▶ [Written task]: Reproduce the listing below word for word, with no pictures.

▶ [Data for the task]:
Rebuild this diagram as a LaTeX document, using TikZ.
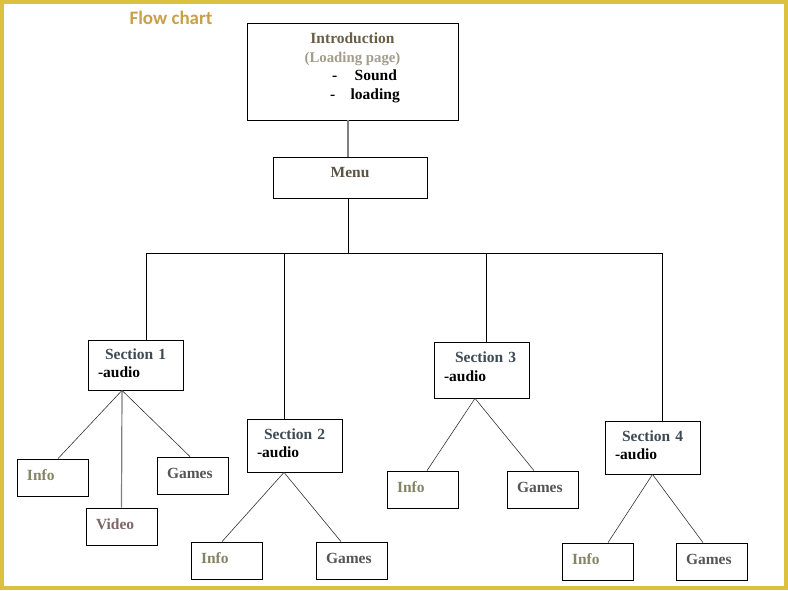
\documentclass[tikz,border=0pt]{standalone}
\usepackage{fontspec}
\setmainfont{Liberation Serif}
\newfontfamily\titlefont{Carlito}
\usepackage{xcolor}
\usetikzlibrary{positioning, calc}
\definecolor{framecolor}{HTML}{DCC13F}
\definecolor{titlecolor}{HTML}{C8A04A}
\definecolor{introcolor}{HTML}{6A5F45}
\definecolor{loadcolor}{HTML}{A39D8B}
\definecolor{menucolor}{HTML}{5B5343}
\definecolor{sectcolor}{HTML}{3E4A54}
\definecolor{infocolor}{HTML}{858566}
\definecolor{gamescolor}{HTML}{555555}
\definecolor{videocolor}{HTML}{7E6666}

\begin{document}
\begin{tikzpicture}[x=1pt, y=-1pt,
    box/.style={rectangle, draw=black, line width=0.8pt, inner sep=0pt, font=\fontsize{15.5}{18.5}\selectfont\bfseries},
    section/.style={box, minimum width=95pt, minimum height=#1, inner xsep=10pt, text width=75pt, align=left},
    section/.default=53pt,
    leaf/.style={box, minimum height=37pt, inner xsep=10pt, text width=51pt, align=left, text height=10.5pt, text depth=5pt, text=#1},
    trunk/.style={black, line width=0.9pt},
    twig/.style={black!80, line width=0.6pt}
]
\useasboundingbox (0,0) rectangle (788,590);
\fill[white] (0,0) rectangle (788,590);
\draw[framecolor, line width=4pt] (2,2) rectangle (786,588);

% Title
\node[font=\titlefont\fontsize{19}{22}\selectfont\bfseries, text=titlecolor] (title) at (171,18) {Flow chart};

% Top of the tree
\node[box, minimum width=211pt, minimum height=97pt, align=center] (intro) at (352.5,71.5)
  {{\color{introcolor}Introduction}\\
   {\color{loadcolor}\fontsize{14.8}{18.5}\selectfont(Loading page)}\\
   \makebox[90pt][l]{\hspace*{24.5pt}-\hspace{17.5pt}Sound}\\
   \makebox[90pt][l]{\hspace*{22.5pt}-\hspace{15.5pt}loading}\rule[-11pt]{0pt}{0pt}};
\node[box, minimum width=154pt, minimum height=41pt, text height=6pt, text depth=6pt, text=menucolor] (menu) at (350,177.5) {Menu};

% Four sections
\node[section=50pt] (s1) at (135.5,365) {\hspace*{7pt}{\color{sectcolor}Section 1}\\-audio\rule[-4pt]{0pt}{0pt}};
\node[section] (s2) at (294.5,445.5) {\hspace*{7pt}{\color{sectcolor}Section 2}\\-audio\rule[-5pt]{0pt}{0pt}};
\node[section=56pt] (s3) at (481.5,370) {\hspace*{11pt}{\color{sectcolor}Section 3}\\-audio\rule[-7pt]{0pt}{0pt}};
\node[section] (s4) at (652.5,447.5) {\hspace*{7pt}{\color{sectcolor}Section 4}\\-audio\rule[-5pt]{0pt}{0pt}};

% Leaves
\node[leaf=infocolor] (info1) at (52.5,477.5) {Info};
\node[leaf=gamescolor] (games1) at (192.5,475.5) {Games};
\node[leaf=videocolor] (video1) at (121.5,526.5) {Video};
\node[leaf=infocolor] (info2) at (226.5,560.5) {Info};
\node[leaf=gamescolor] (games2) at (351.5,560.5) {Games};
\node[leaf=infocolor] (info3) at (422.5,489.5) {Info};
\node[leaf=gamescolor] (games3) at (542.5,489.5) {Games};
\node[leaf=infocolor] (info4) at (597.5,561.5) {Info};
\node[leaf=gamescolor] (games4) at (711.5,561.5) {Games};

% Trunk and bus
\coordinate (hub) at (348,253);
\coordinate (b1) at (146,253);
\coordinate (b2) at (284,253);
\coordinate (b3) at (486,253);
\coordinate (b4) at (662,253);
\draw[gray, line width=1.4pt] (hub |- intro.south) -- (hub |- menu.north);
\draw[trunk] (hub |- menu.south) -- (hub);
\draw[trunk] (b1) -- (b4);
\foreach \i in {1,...,4}
  \draw[trunk] (b\i) -- (b\i |- s\i.north);

% Section forks
\coordinate (f1) at ([xshift=-13.5pt]s1.south);
\coordinate (f2) at ([xshift=-10.5pt]s2.south);
\coordinate (f3) at ([xshift=-6.5pt]s3.south);
\coordinate (f4) at (s4.south);
\draw[gray, line width=1.2pt] (f1) -- (video1.north);
\foreach \f/\l/\dx in {1/info1/5.5, 1/games1/-2.5, 2/info2/-4.5, 2/games2/-10.5,
                      3/info3/4.5, 3/games3/-8.5, 4/info4/10.5, 4/games4/-8.5}
  \draw[twig] (f\f) -- ([xshift=\dx pt]\l.north);
\end{tikzpicture}
\end{document}
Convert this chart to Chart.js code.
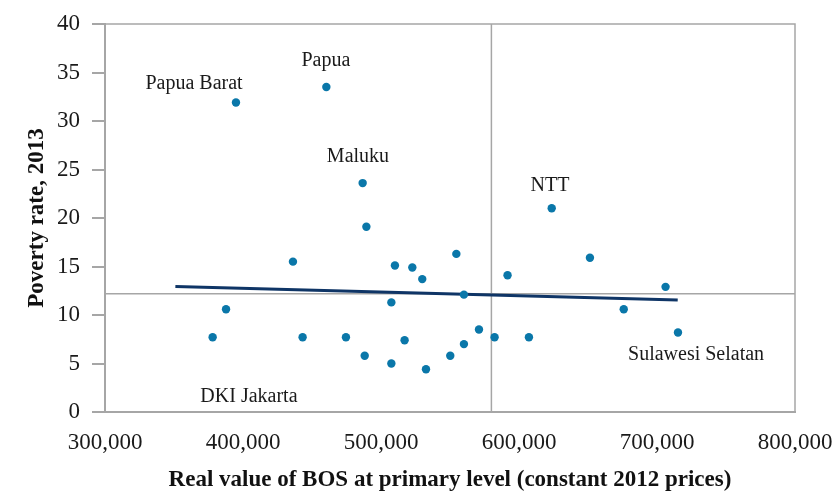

▶ [Output]:
Rebuild this diagram as a LaTeX document, using TikZ.
\documentclass[tikz,border=0pt]{standalone}
\usepackage{fontspec}
\setmainfont{Liberation Serif}
\newfontfamily\titlefont{Carlito}
\usepackage{xcolor}
\usetikzlibrary{positioning, calc}
\definecolor{framecolor}{HTML}{DCC13F}
\definecolor{titlecolor}{HTML}{C8A04A}
\definecolor{introcolor}{HTML}{6A5F45}
\definecolor{loadcolor}{HTML}{A39D8B}
\definecolor{menucolor}{HTML}{5B5343}
\definecolor{sectcolor}{HTML}{3E4A54}
\definecolor{infocolor}{HTML}{858566}
\definecolor{gamescolor}{HTML}{555555}
\definecolor{videocolor}{HTML}{7E6666}

\begin{document}
\begin{tikzpicture}[x=1pt, y=-1pt,
    box/.style={rectangle, draw=black, line width=0.8pt, inner sep=0pt, font=\fontsize{15.5}{18.5}\selectfont\bfseries},
    section/.style={box, minimum width=95pt, minimum height=#1, inner xsep=10pt, text width=75pt, align=left},
    section/.default=53pt,
    leaf/.style={box, minimum height=37pt, inner xsep=10pt, text width=51pt, align=left, text height=10.5pt, text depth=5pt, text=#1},
    trunk/.style={black, line width=0.9pt},
    twig/.style={black!80, line width=0.6pt}
]
\useasboundingbox (0,0) rectangle (788,590);
\fill[white] (0,0) rectangle (788,590);
\draw[framecolor, line width=4pt] (2,2) rectangle (786,588);

% Title
\node[font=\titlefont\fontsize{19}{22}\selectfont\bfseries, text=titlecolor] (title) at (171,18) {Flow chart};

% Top of the tree
\node[box, minimum width=211pt, minimum height=97pt, align=center] (intro) at (352.5,71.5)
  {{\color{introcolor}Introduction}\\
   {\color{loadcolor}\fontsize{14.8}{18.5}\selectfont(Loading page)}\\
   \makebox[90pt][l]{\hspace*{24.5pt}-\hspace{17.5pt}Sound}\\
   \makebox[90pt][l]{\hspace*{22.5pt}-\hspace{15.5pt}loading}\rule[-11pt]{0pt}{0pt}};
\node[box, minimum width=154pt, minimum height=41pt, text height=6pt, text depth=6pt, text=menucolor] (menu) at (350,177.5) {Menu};

% Four sections
\node[section=50pt] (s1) at (135.5,365) {\hspace*{7pt}{\color{sectcolor}Section 1}\\-audio\rule[-4pt]{0pt}{0pt}};
\node[section] (s2) at (294.5,445.5) {\hspace*{7pt}{\color{sectcolor}Section 2}\\-audio\rule[-5pt]{0pt}{0pt}};
\node[section=56pt] (s3) at (481.5,370) {\hspace*{11pt}{\color{sectcolor}Section 3}\\-audio\rule[-7pt]{0pt}{0pt}};
\node[section] (s4) at (652.5,447.5) {\hspace*{7pt}{\color{sectcolor}Section 4}\\-audio\rule[-5pt]{0pt}{0pt}};

% Leaves
\node[leaf=infocolor] (info1) at (52.5,477.5) {Info};
\node[leaf=gamescolor] (games1) at (192.5,475.5) {Games};
\node[leaf=videocolor] (video1) at (121.5,526.5) {Video};
\node[leaf=infocolor] (info2) at (226.5,560.5) {Info};
\node[leaf=gamescolor] (games2) at (351.5,560.5) {Games};
\node[leaf=infocolor] (info3) at (422.5,489.5) {Info};
\node[leaf=gamescolor] (games3) at (542.5,489.5) {Games};
\node[leaf=infocolor] (info4) at (597.5,561.5) {Info};
\node[leaf=gamescolor] (games4) at (711.5,561.5) {Games};

% Trunk and bus
\coordinate (hub) at (348,253);
\coordinate (b1) at (146,253);
\coordinate (b2) at (284,253);
\coordinate (b3) at (486,253);
\coordinate (b4) at (662,253);
\draw[gray, line width=1.4pt] (hub |- intro.south) -- (hub |- menu.north);
\draw[trunk] (hub |- menu.south) -- (hub);
\draw[trunk] (b1) -- (b4);
\foreach \i in {1,...,4}
  \draw[trunk] (b\i) -- (b\i |- s\i.north);

% Section forks
\coordinate (f1) at ([xshift=-13.5pt]s1.south);
\coordinate (f2) at ([xshift=-10.5pt]s2.south);
\coordinate (f3) at ([xshift=-6.5pt]s3.south);
\coordinate (f4) at (s4.south);
\draw[gray, line width=1.2pt] (f1) -- (video1.north);
\foreach \f/\l/\dx in {1/info1/5.5, 1/games1/-2.5, 2/info2/-4.5, 2/games2/-10.5,
                      3/info3/4.5, 3/games3/-8.5, 4/info4/10.5, 4/games4/-8.5}
  \draw[twig] (f\f) -- ([xshift=\dx pt]\l.north);
\end{tikzpicture}
\end{document}
Convert this chart to Chart.js code.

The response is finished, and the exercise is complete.